How loving? Sonny, having fled his home for Louisiana, rechristens himself The Apostle E.F. and starts a new church with the assistance of Brother Blackwell (John Beasley), a retired minister with whom E.F. comes to share a warm, even humorous, camaraderie. Together, they celebrate the love of Christ with a new congregation, renovating an old church building and spreading goodwill through care packages and radio broadcasts.
Some have touted the film as a story of redemption, but the theme is not as obvious here as it was in, say, Tender Mercies, the 1983 film for which Duvall won his first Academy Award.
If redemption means reconciliation, it is worth noting that the film never brings E.F. back to his family, not even for a confrontation. If redemption means repentance, and if repentance means changing one’s life for the better, then it is telling that, in some crucial ways, E.F. does not appear to leave his wicked, wicked ways behind him. He remains, right to the end, the sort of egotist who tries to worm his way into the bed of a not-quite-divorced woman, Toosie (Miranda Richardson), as surely as he worms the gospel into the souls of his converts.
I don’t mean to sound callous, but E.F.’s attempts to bend virtual strangers to his point of view, be it sexual or spiritual, are eerily similar, and there’s a hit-and-run quality to the conversion scenes — three of them, at the film’s beginning, middle and end — that says as much about E.F.’s self-image and his need for emotional highs as it does about his concern for the unsaved.

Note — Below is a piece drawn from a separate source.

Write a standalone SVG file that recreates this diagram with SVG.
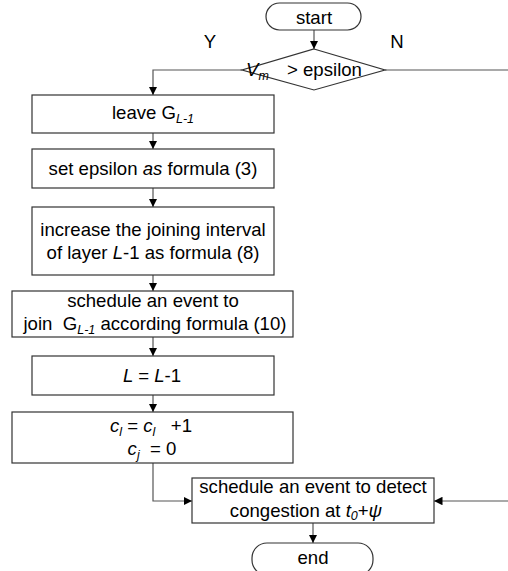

In all three cases, E.F. either leaves the convert immediately, or the convert is never seen again in the film. There is a distinct lack of what crusade volunteers would call “follow-up.”
And yet, it would be unwise to confuse the character’s flaws with those of the film. Indeed, pinpricks of hope do, miraculously, shine through. To cite but one example, as E.F. drives off from his first convert — a barely conscious driver in a crashed car — the film cuts back to the wreck, as if to suggest that the prayers said by E.F. and his mother (June Carter Cash) may, indeed, be having an effect.
E.F.’s motives may not be pure, but all the same, God can work through him — and, perhaps, through sinners like us, too.